== INFORMATION PROVIDED ==
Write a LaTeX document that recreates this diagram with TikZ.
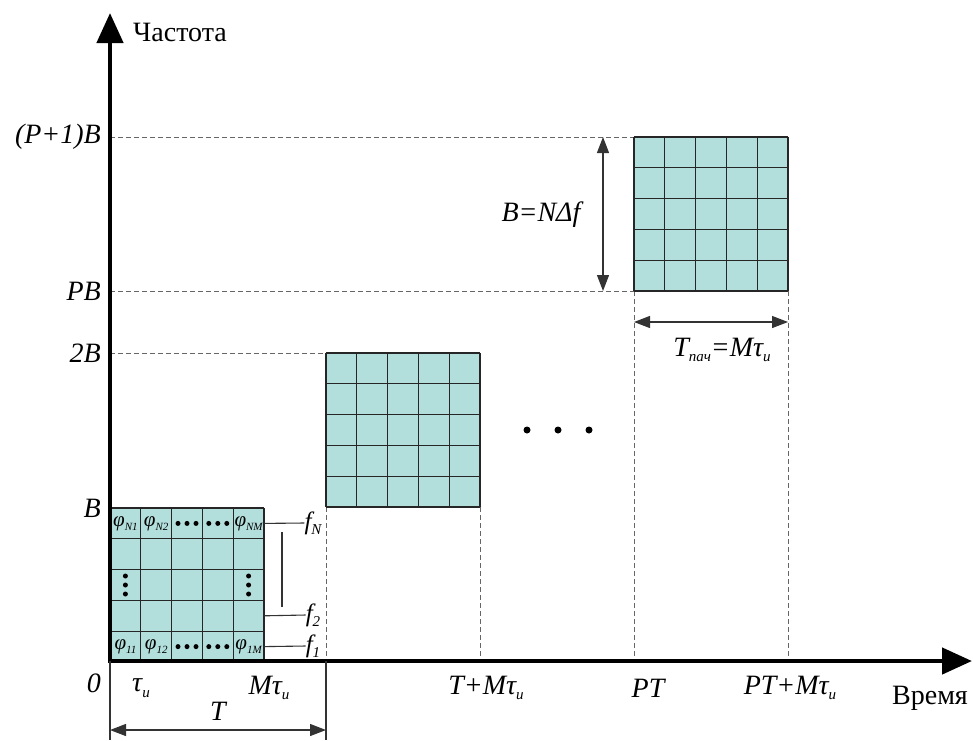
\documentclass[tikz,border=0pt]{standalone}
\usepackage{fontspec}
\setmainfont{Liberation Serif}
\usetikzlibrary{arrows.meta}
\definecolor{cellfill}{RGB}{178,222,219}
\newcommand\lsub[1]{\raisebox{-0.2em}{\fontsize{15}{15}\selectfont\itshape #1}}
\newcommand\csub[1]{\raisebox{-0.2em}{\fontsize{11}{11}\selectfont\itshape #1}}
\begin{document}
\begin{tikzpicture}[x=1pt,y=-1pt,
  lbl/.style={font=\fontsize{28}{30}\selectfont\itshape, inner sep=0pt},
  rlbl/.style={font=\fontsize{28}{30}\selectfont, inner sep=0pt},
  guide/.style={draw=gray!80!black, dash pattern=on 5pt off 3pt, line width=0.9pt},
  gridline/.style={line width=1.3pt, draw=black!85},
  axisline/.style={line width=4.5pt, -{Triangle[length=30pt,width=26pt]}},
  dimline/.style={line width=1.2pt, draw=black!80, {Triangle[length=16pt,width=12pt]}-{Triangle[length=16pt,width=12pt]}},
  thin/.style={line width=1.1pt, draw=black!80},
  cellt/.style={font=\fontsize{21}{21}\selectfont\itshape, inner sep=0pt},
  dotb/.style={circle, fill=black, inner sep=0pt, minimum size=5pt},
  bigdot/.style={circle, fill=black, inner sep=0pt, minimum size=7pt},
  ]
\useasboundingbox (0,0) rectangle (973,740);

% guide lines
\draw[guide] (110,137) -- (634,137);
\draw[guide] (110,291) -- (634,291);
\draw[guide] (110,353) -- (326,353);
\draw[guide] (326,507) -- (326,661);
\draw[guide] (480,507) -- (480,661);
\draw[guide] (634,291) -- (634,661);
\draw[guide] (788,291) -- (788,661);

% blocks
\foreach \bx/\by in {110/508, 326/353, 634/137} {
  \fill[cellfill] (\bx,\by) rectangle ++(154,154);
  \foreach \i in {0,...,5} {
    \draw[gridline] (\bx+\i*30.8,\by) -- ++(0,154);
    \draw[gridline] (\bx,\by+\i*30.8) -- ++(154,0);
  }
}

% cell labels of block 1
\node[cellt] (pn1) at (125.4,523.4) {φ\csub{N1}};
\node[cellt] (pn2) at (156.2,523.4) {φ\csub{N2}};
\node[cellt] (pnm) at (248.6,523.4) {φ\csub{NM}};
\node[cellt] (p11) at (125.4,646.6) {φ\csub{11}};
\node[cellt] (p12) at (156.2,646.6) {φ\csub{12}};
\node[cellt] (p1m) at (248.6,646.6) {φ\csub{1M}};
\foreach \cx in {187,217.8} {
  \foreach \ry in {523.4,646.6} {
    \foreach \d in {-9,0,9} { \node[dotb] at (\cx+\d,\ry) {}; }
  }
}
\foreach \cx in {125.4,248.6} {
  \foreach \d in {-9,0,9} { \node[dotb] at (\cx,585+\d) {}; }
}

% axes
\coordinate (O) at (110,661);
\coordinate (ytip) at (110,13);
\coordinate (xtip) at (972,661);
\draw[axisline] (110,663) -- (ytip);
\draw[axisline] (108,661) -- (xtip);
\node[rlbl, anchor=west] (freq) at (133,32) {Частота};
\node[rlbl] (time) at (930,698) {Время};

% y labels
\node[lbl, anchor=east] (lP1B) at (101,137) {(P+1)B};
\node[lbl, anchor=east] (lPB) at (101,291) {PB};
\node[lbl, anchor=east] (l2B) at (101,353) {2B};
\node[lbl, anchor=east] (lB) at (101,508) {B};
\node[lbl, anchor=east] (l0) at (101,683) {0};

% x labels
\node[lbl] (ltau) at (141,688) {τ\lsub{и}};
\node[lbl] (lMtau) at (269,688) {Mτ\lsub{и}};
\node[lbl] (lTM) at (486,688) {T+Mτ\lsub{и}};
\node[lbl] (lPT) at (648,688) {PT};
\node[lbl] (lPTM) at (790,688) {PT+Mτ\lsub{и}};

% T dimension
\coordinate (ta) at (110,730);
\coordinate (tb) at (326,730);
\draw[thin] (110,661) -- (110,740);
\draw[thin] (326,661) -- (326,740);
\draw[dimline] (ta) -- (tb);
\node[lbl] (lT) at (218,711) {T};

% f labels
\node[lbl, font=\fontsize{25}{25}\selectfont\itshape] (fN) at (313,523) {f\lsub{N}};
\node[lbl, font=\fontsize{25}{25}\selectfont\itshape] (f2) at (313,615) {f\lsub{2}};
\node[lbl, font=\fontsize{25}{25}\selectfont\itshape] (f1) at (313,646) {f\lsub{1}};
\draw[thin] (264,523.4) -- (fN.west);
\draw[thin] (264,615.8) -- (f2.west);
\draw[thin] (264,646.6) -- (f1.west);
\coordinate (vb1) at (282,532);
\coordinate (vb2) at (282,607);
\draw[thin] (vb1) -- (vb2);

% B dimension
\coordinate (ba) at (603,137);
\coordinate (bb) at (603,291);
\draw[dimline] (ba) -- (bb);
\node[lbl] (lBN) at (541,215) {B=NΔf};

% Tpach dimension
\coordinate (pa) at (634,322);
\coordinate (pb) at (788,322);
\draw[dimline] (pa) -- (pb);
\node[lbl] (lTp) at (722,350) {T\lsub{пач}=Mτ\lsub{и}};

% ellipsis dots
\node[bigdot] (d1) at (527,430) {};
\node[bigdot] (d2) at (558,430) {};
\node[bigdot] (d3) at (589,430) {};
\end{tikzpicture}
\end{document}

== EXERCISE AIM ==
Quote the data above in full and without alteration; skip the pictures.

== COMPLETED EXERCISE ==
Write a LaTeX document that recreates this diagram with TikZ.
\documentclass[tikz,border=0pt]{standalone}
\usepackage{fontspec}
\setmainfont{Liberation Serif}
\usetikzlibrary{arrows.meta}
\definecolor{cellfill}{RGB}{178,222,219}
\newcommand\lsub[1]{\raisebox{-0.2em}{\fontsize{15}{15}\selectfont\itshape #1}}
\newcommand\csub[1]{\raisebox{-0.2em}{\fontsize{11}{11}\selectfont\itshape #1}}
\begin{document}
\begin{tikzpicture}[x=1pt,y=-1pt,
  lbl/.style={font=\fontsize{28}{30}\selectfont\itshape, inner sep=0pt},
  rlbl/.style={font=\fontsize{28}{30}\selectfont, inner sep=0pt},
  guide/.style={draw=gray!80!black, dash pattern=on 5pt off 3pt, line width=0.9pt},
  gridline/.style={line width=1.3pt, draw=black!85},
  axisline/.style={line width=4.5pt, -{Triangle[length=30pt,width=26pt]}},
  dimline/.style={line width=1.2pt, draw=black!80, {Triangle[length=16pt,width=12pt]}-{Triangle[length=16pt,width=12pt]}},
  thin/.style={line width=1.1pt, draw=black!80},
  cellt/.style={font=\fontsize{21}{21}\selectfont\itshape, inner sep=0pt},
  dotb/.style={circle, fill=black, inner sep=0pt, minimum size=5pt},
  bigdot/.style={circle, fill=black, inner sep=0pt, minimum size=7pt},
  ]
\useasboundingbox (0,0) rectangle (973,740);

% guide lines
\draw[guide] (110,137) -- (634,137);
\draw[guide] (110,291) -- (634,291);
\draw[guide] (110,353) -- (326,353);
\draw[guide] (326,507) -- (326,661);
\draw[guide] (480,507) -- (480,661);
\draw[guide] (634,291) -- (634,661);
\draw[guide] (788,291) -- (788,661);

% blocks
\foreach \bx/\by in {110/508, 326/353, 634/137} {
  \fill[cellfill] (\bx,\by) rectangle ++(154,154);
  \foreach \i in {0,...,5} {
    \draw[gridline] (\bx+\i*30.8,\by) -- ++(0,154);
    \draw[gridline] (\bx,\by+\i*30.8) -- ++(154,0);
  }
}

% cell labels of block 1
\node[cellt] (pn1) at (125.4,523.4) {φ\csub{N1}};
\node[cellt] (pn2) at (156.2,523.4) {φ\csub{N2}};
\node[cellt] (pnm) at (248.6,523.4) {φ\csub{NM}};
\node[cellt] (p11) at (125.4,646.6) {φ\csub{11}};
\node[cellt] (p12) at (156.2,646.6) {φ\csub{12}};
\node[cellt] (p1m) at (248.6,646.6) {φ\csub{1M}};
\foreach \cx in {187,217.8} {
  \foreach \ry in {523.4,646.6} {
    \foreach \d in {-9,0,9} { \node[dotb] at (\cx+\d,\ry) {}; }
  }
}
\foreach \cx in {125.4,248.6} {
  \foreach \d in {-9,0,9} { \node[dotb] at (\cx,585+\d) {}; }
}

% axes
\coordinate (O) at (110,661);
\coordinate (ytip) at (110,13);
\coordinate (xtip) at (972,661);
\draw[axisline] (110,663) -- (ytip);
\draw[axisline] (108,661) -- (xtip);
\node[rlbl, anchor=west] (freq) at (133,32) {Частота};
\node[rlbl] (time) at (930,698) {Время};

% y labels
\node[lbl, anchor=east] (lP1B) at (101,137) {(P+1)B};
\node[lbl, anchor=east] (lPB) at (101,291) {PB};
\node[lbl, anchor=east] (l2B) at (101,353) {2B};
\node[lbl, anchor=east] (lB) at (101,508) {B};
\node[lbl, anchor=east] (l0) at (101,683) {0};

% x labels
\node[lbl] (ltau) at (141,688) {τ\lsub{и}};
\node[lbl] (lMtau) at (269,688) {Mτ\lsub{и}};
\node[lbl] (lTM) at (486,688) {T+Mτ\lsub{и}};
\node[lbl] (lPT) at (648,688) {PT};
\node[lbl] (lPTM) at (790,688) {PT+Mτ\lsub{и}};

% T dimension
\coordinate (ta) at (110,730);
\coordinate (tb) at (326,730);
\draw[thin] (110,661) -- (110,740);
\draw[thin] (326,661) -- (326,740);
\draw[dimline] (ta) -- (tb);
\node[lbl] (lT) at (218,711) {T};

% f labels
\node[lbl, font=\fontsize{25}{25}\selectfont\itshape] (fN) at (313,523) {f\lsub{N}};
\node[lbl, font=\fontsize{25}{25}\selectfont\itshape] (f2) at (313,615) {f\lsub{2}};
\node[lbl, font=\fontsize{25}{25}\selectfont\itshape] (f1) at (313,646) {f\lsub{1}};
\draw[thin] (264,523.4) -- (fN.west);
\draw[thin] (264,615.8) -- (f2.west);
\draw[thin] (264,646.6) -- (f1.west);
\coordinate (vb1) at (282,532);
\coordinate (vb2) at (282,607);
\draw[thin] (vb1) -- (vb2);

% B dimension
\coordinate (ba) at (603,137);
\coordinate (bb) at (603,291);
\draw[dimline] (ba) -- (bb);
\node[lbl] (lBN) at (541,215) {B=NΔf};

% Tpach dimension
\coordinate (pa) at (634,322);
\coordinate (pb) at (788,322);
\draw[dimline] (pa) -- (pb);
\node[lbl] (lTp) at (722,350) {T\lsub{пач}=Mτ\lsub{и}};

% ellipsis dots
\node[bigdot] (d1) at (527,430) {};
\node[bigdot] (d2) at (558,430) {};
\node[bigdot] (d3) at (589,430) {};
\end{tikzpicture}
\end{document}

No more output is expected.